Required task | Quote word for word the lines below, beginning with the first and ending with the one that has "import plotly.graph_objects as go". Drop the pictures.
Source data start
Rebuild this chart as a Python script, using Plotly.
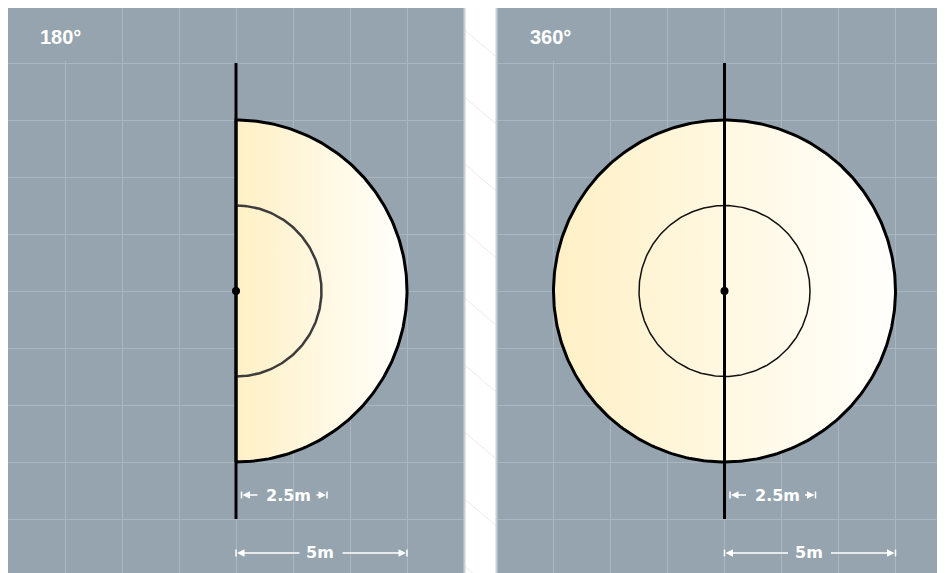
import numpy as np
import plotly.graph_objects as go

# ---- data ----
panel_titles = ["180°", "360°"]
beam_angles = [180, 360]
outer_radius_m = 5.0
inner_radius_m = 2.5
grid_step_m = 5 / 3
pole_half_length_m = 20 / 3
dim_labels = ["2.5m", "5m"]

W, H = 945, 573
OFF = 8  # page body margin in the browser
PANEL_BG = "#95a4ae"
GRID = "#aab7c0"
FILL_SCALE = [[0, "#fff0c5"], [1, "#fffffd"]]

# layout in screen pixels: (left, right, centre x)
panels_px = [(7, 464, 236.0), (497, 953, 724.5)]
top_px, cy_px = 7, 291.0
px_per_m = 171 / outer_radius_m

fig = go.Figure()


def sx(p):  # screen px -> paper x
    return (p - OFF) / W


def sy(p):  # screen px -> paper y
    return 1 - (p - OFF) / H


yr = [-(OFF + H - cy_px) / px_per_m, (cy_px - OFF) / px_per_m]

for i, (x0, x1, cx) in enumerate(panels_px):
    xa = "x" if i == 0 else "x2"
    ya = "y" if i == 0 else "y2"
    axk = "" if i == 0 else "2"
    dx0 = max(x0, OFF)
    dx1 = min(x1, OFF + W)
    xr = [(dx0 - cx) / px_per_m, (dx1 - cx) / px_per_m]
    fig.update_layout(**{
        f"xaxis{axk}": dict(domain=[sx(dx0), sx(dx1)], range=xr,
                            showgrid=True, gridcolor=GRID, gridwidth=1, tick0=0, dtick=grid_step_m,
                            showticklabels=False, zeroline=False, showline=False, fixedrange=True,
                            anchor=ya),
        f"yaxis{axk}": dict(domain=[0, 1], range=yr,
                            showgrid=True, gridcolor=GRID, gridwidth=1, tick0=0, dtick=grid_step_m,
                            showticklabels=False, zeroline=False, showline=False, fixedrange=True,
                            anchor=xa),
    })

    ang = beam_angles[i]
    if ang == 180:
        t = np.linspace(-np.pi / 2, np.pi / 2, 181)
        ox = np.concatenate([outer_radius_m * np.cos(t), [0]])
        oy = np.concatenate([outer_radius_m * np.sin(t), [-outer_radius_m]])
        inner_col, inner_w = "#3c3c3c", 2.5
    else:
        t = np.linspace(0, 2 * np.pi, 361)
        ox = outer_radius_m * np.cos(t)
        oy = outer_radius_m * np.sin(t)
        inner_col, inner_w = "#111111", 1.5
    ix = inner_radius_m * np.cos(t)
    iy = inner_radius_m * np.sin(t)

    fig.add_trace(go.Scatter(x=ox, y=oy, mode="lines", fill="toself",
                             fillgradient=dict(type="horizontal", colorscale=FILL_SCALE),
                             line=dict(color="black", width=3), xaxis=xa, yaxis=ya,
                             hoverinfo="skip", showlegend=False))
    fig.add_trace(go.Scatter(x=ix, y=iy, mode="lines", line=dict(color=inner_col, width=inner_w),
                             xaxis=xa, yaxis=ya, hoverinfo="skip", showlegend=False))
    fig.add_trace(go.Scatter(x=[0, 0], y=[-pole_half_length_m, pole_half_length_m], mode="lines",
                             line=dict(color="black", width=3), xaxis=xa, yaxis=ya,
                             hoverinfo="skip", showlegend=False))
    fig.add_trace(go.Scatter(x=[0], y=[0], mode="markers", marker=dict(color="black", size=8),
                             xaxis=xa, yaxis=ya, hoverinfo="skip", showlegend=False))

    # cover under the title (hides one gridline segment, as in the original)
    fig.add_shape(type="rect", xref=xa, yref=ya, x0=xr[0] - 0.1, x1=-3.5,
                  y0=pole_half_length_m + 0.06, y1=yr[1] + 0.2,
                  fillcolor=PANEL_BG, line_width=0, layer="between")

    fig.add_annotation(x=sx(x0 + 53), y=sy(37), xref="paper", yref="paper",
                       xanchor="center", yanchor="middle",
                       text=f"<b>{panel_titles[i]}</b>", showarrow=False,
                       font=dict(family="Liberation Sans, Arial", size=20, color="white"))

    # light panel border
    fig.add_shape(type="rect", xref="paper", yref="paper",
                  x0=sx(x0 - 0.5), x1=sx(x1 + 0.5), y0=-0.02, y1=sy(top_px - 0.5),
                  line=dict(color="#c8d0d6", width=2), fillcolor="rgba(0,0,0,0)", layer="above")

    # dimension lines: (y, label, start, end, text centre, left tail, right tail)
    p = 1 / px_per_m
    dims = [
        (-5.965, dim_labels[0], 5.5 * p, inner_radius_m + 5.5 * p, 52.5 * p, 22 * p, 80 * p),
        (-7.66, dim_labels[1], 0.0, outer_radius_m, 84 * p, 64 * p, 106 * p),
    ]
    for (yy, lab, a, b, tc, lt, rt) in dims:
        for xx in (a, b):
            fig.add_shape(type="line", xref=xa, yref=ya, x0=xx, x1=xx, y0=yy - 0.1, y1=yy + 0.1,
                          line=dict(color="white", width=1.5), layer="above")
        for (tip, tail) in ((a + 0.03, lt), (b - 0.03, rt)):
            fig.add_annotation(x=tip, y=yy, ax=tail, ay=yy, xref=xa, yref=ya,
                               axref=xa, ayref=ya, text="", showarrow=True, arrowhead=2,
                               arrowsize=1, arrowwidth=1.5, arrowcolor="white",
                               font=dict(size=1), borderpad=0)
        fig.add_annotation(x=tc, y=yy, xref=xa, yref=ya, text=f"<b>{lab}</b>", showarrow=False,
                           font=dict(family="DejaVu Sans", size=16, color="white"))

# faint diagonal background lines in the gap between panels
gx0, gx1 = 464.5, 496.5
for k in range(-1, 10):
    yL = 30 + 67 * k
    yR = yL + 0.85 * (gx1 - gx0)
    fig.add_shape(type="line", xref="paper", yref="paper",
                  x0=sx(gx0), y0=sy(yL), x1=sx(gx1), y1=sy(yR),
                  line=dict(color="#ebebeb", width=1), layer="below")

fig.update_layout(width=W, height=H, margin=dict(l=0, r=0, t=0, b=0),
                  paper_bgcolor="white", plot_bgcolor=PANEL_BG, showlegend=False)

fig.write_html("out.html")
Source data end
Exercise answer |
Rebuild this chart as a Python script, using Plotly.
import numpy as np
import plotly.graph_objects as go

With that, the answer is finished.